Giustizia fuori controllo: quando le toghe si fanno legislatore
L’ennesimo caso arriva dalla Corte di Cassazione e ce lo racconta Il Giornale: un intervento tanto discutibile nel merito quanto pericoloso nel metodo.
La Cassazione ha demolito, con un giudizio che sa più di manifesto politico che di sentenza tecnica, il cosiddetto “Decreto Cutro”, ossia il pacchetto di norme che doveva servire a dare maggiore ordine e rigore nella gestione dei flussi migratori
Ancora una volta assistiamo a un potere giudiziario che non si limita ad applicare la legge, ma pretende di riscriverla o reinterpretarla in base a sensibilità personali o ideologiche.
In Italia non finiremo mai di fare i conti con il nodo irrisolto della separazione dei poteri. Sulla carta, siamo una Repubblica parlamentare in cui i poteri si bilanciano; nei fatti, la magistratura da anni sconfina, esercitando un ruolo di supplenza che mina la democrazia rappresentativa.

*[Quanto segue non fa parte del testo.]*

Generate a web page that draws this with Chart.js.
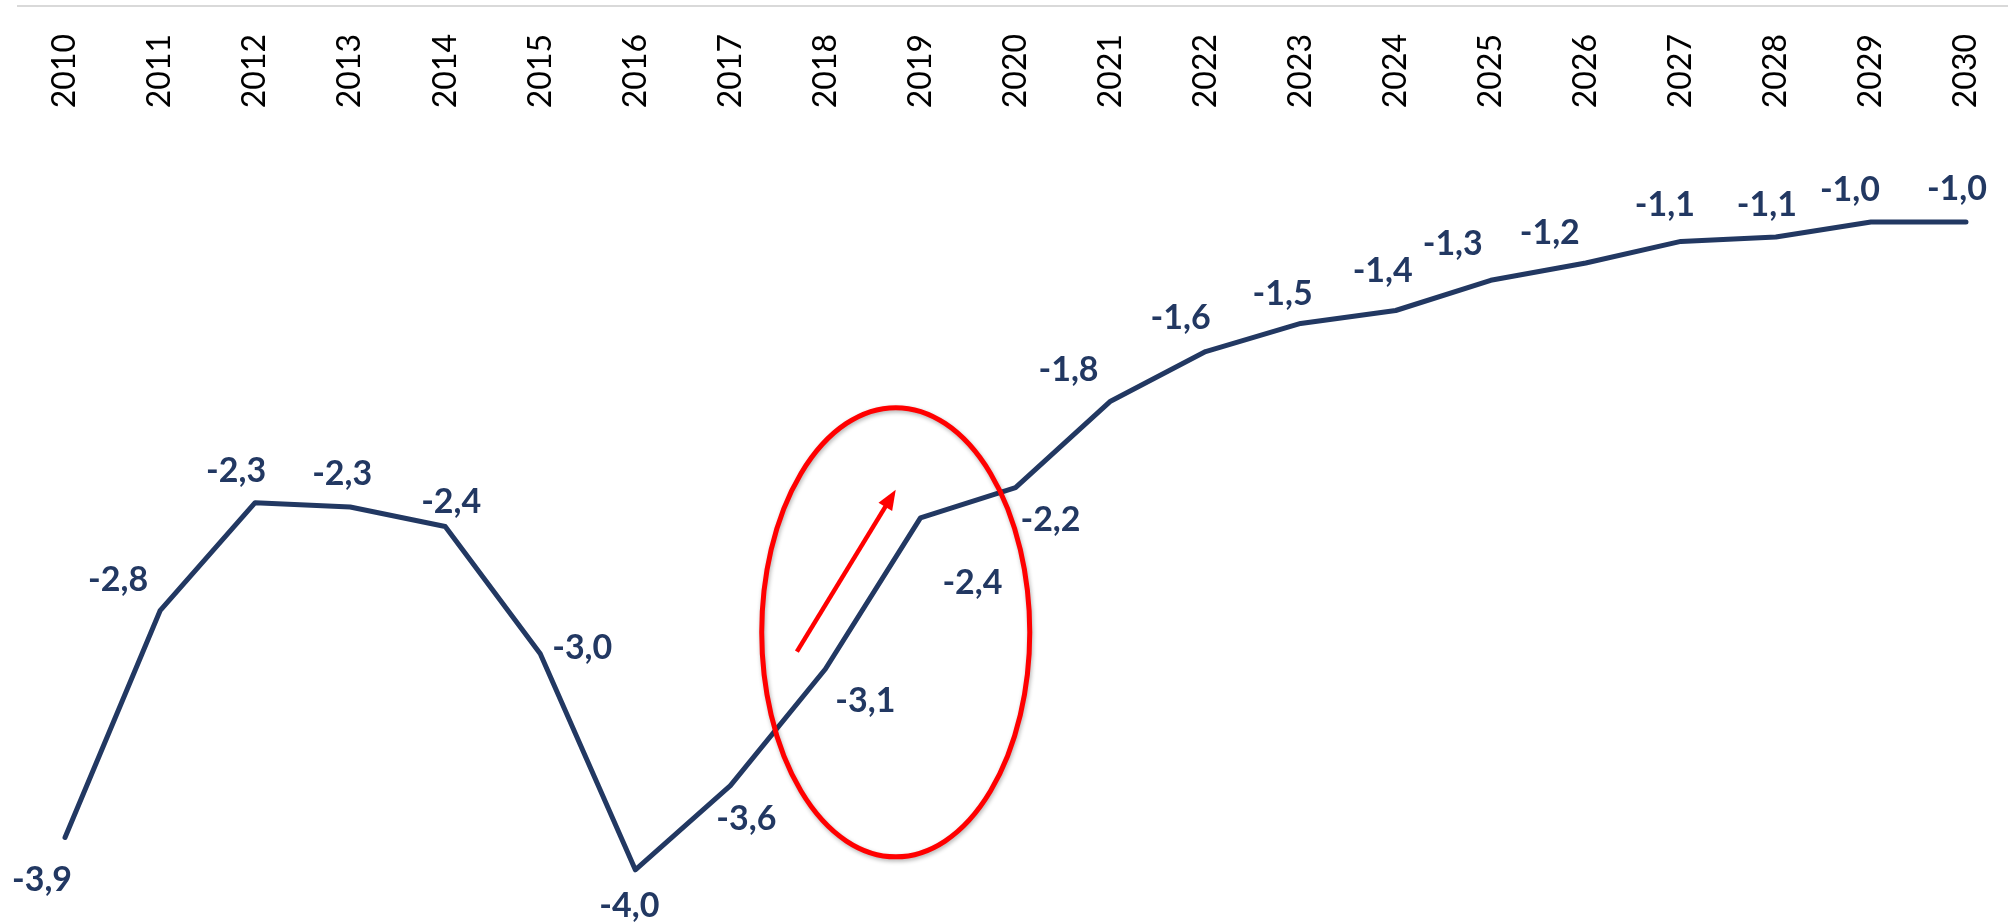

E non si tratta più solo di episodi isolati, ma di un vizio strutturale: il potere giudiziario che pretende di sostituirsi al legislatore e, peggio ancora, di condizionare l’azione dell’esecutivo
Come ricordava già un rivoluzionario francese, il giudice dovrebbe essere la “bocca della legge”, uno strumento neutro che si limita ad applicare le norme prodotte dal Parlamento. Quando invece si trasforma in un legislatore di fatto o in un interprete creativo spinto da sensibilità personali, finiamo per delegare alle toghe la gestione diretta dello Stato, con il rischio concreto di scivolare verso una Repubblica più pericolosa di una teocrazia, in cui chi governa non è eletto dai cittadini ma si nasconde dietro le toghe.
Il caso della Cassazione che demolisce il Decreto Cutro non è un’eccezione, ma l’ennesima dimostrazione che il sistema va profondamente riformato
Non basta parlare — come si fa da decenni — della necessità della separazione delle carriere tra giudici e pubblici ministeri. Occorrono due riforme radicali e coraggiose di cui, però, nessuno sembra voler discutere seriamente.
La prima riguarda l’abolizione della giustizia amministrativa. Un comparto ormai inutile, capzioso, complicato e fonte inesauribile di paralisi burocratica. Il diritto amministrativo italiano è diventato la palude dove si arenano progetti, investimenti e perfino decisioni fondamentali per la sicurezza. Le sentenze dei TAR, spesso basate su meri vizi di forma, hanno bloccato infrastrutture per anni e in alcuni casi hanno addirittura sospeso decreti di espulsione di soggetti pericolosi, che poi si sono resi protagonisti di atti criminali.
Come in ogni paese civile, i contenziosi amministrativi dovrebbero essere rimessi al giudice ordinario, evitando di moltiplicare tribunali, competenze e tempi infiniti
La seconda grande riforma riguarda la stessa Corte di Cassazione, che oggi, invece di armonizzare la legge, finisce per ingolfare il sistema e sovrapporsi ai ruoli della Corte Costituzionale. Negli Stati Uniti, modello di democrazia liberale, non esiste nulla di simile alla nostra Cassazione: dopo due gradi di giudizio, la vicenda è chiusa, salvo che non vi siano palesi violazioni della Costituzione, di competenza esclusiva della Corte Suprema.
La legge non ha bisogno di essere reinterpretata ogni volta né di essere “armonizzata” da un organo che si trasforma nell’ennesimo legislatore mascherato
La legge deve essere chiara, conforme alla Costituzione e applicata senza interferenze creative. Il guardiano della Carta è la Corte Costituzionale; ai giudici ordinari spetta il compito — serio e limitato — di far rispettare le norme, senza sconfinare nel campo politico.
Eppure, mentre si discute di tagliare parlamentari e si riduce la rappresentanza dei territori, nessuno ha il coraggio di proporre un intervento di buon senso che snellisca il sistema giudiziario
Una sola Corte, quella Costituzionale, giudici che si limitino ad applicare la legge e una riforma vera per restituire equilibrio ai poteri dello Stato.
Perché finché le toghe continueranno a scrivere le leggi o a modificarle con sentenze che sembrano editoriali, la nostra non sarà una Repubblica parlamentare, ma una democrazia sospesa, ostaggio di un potere giudiziario fuori controllo.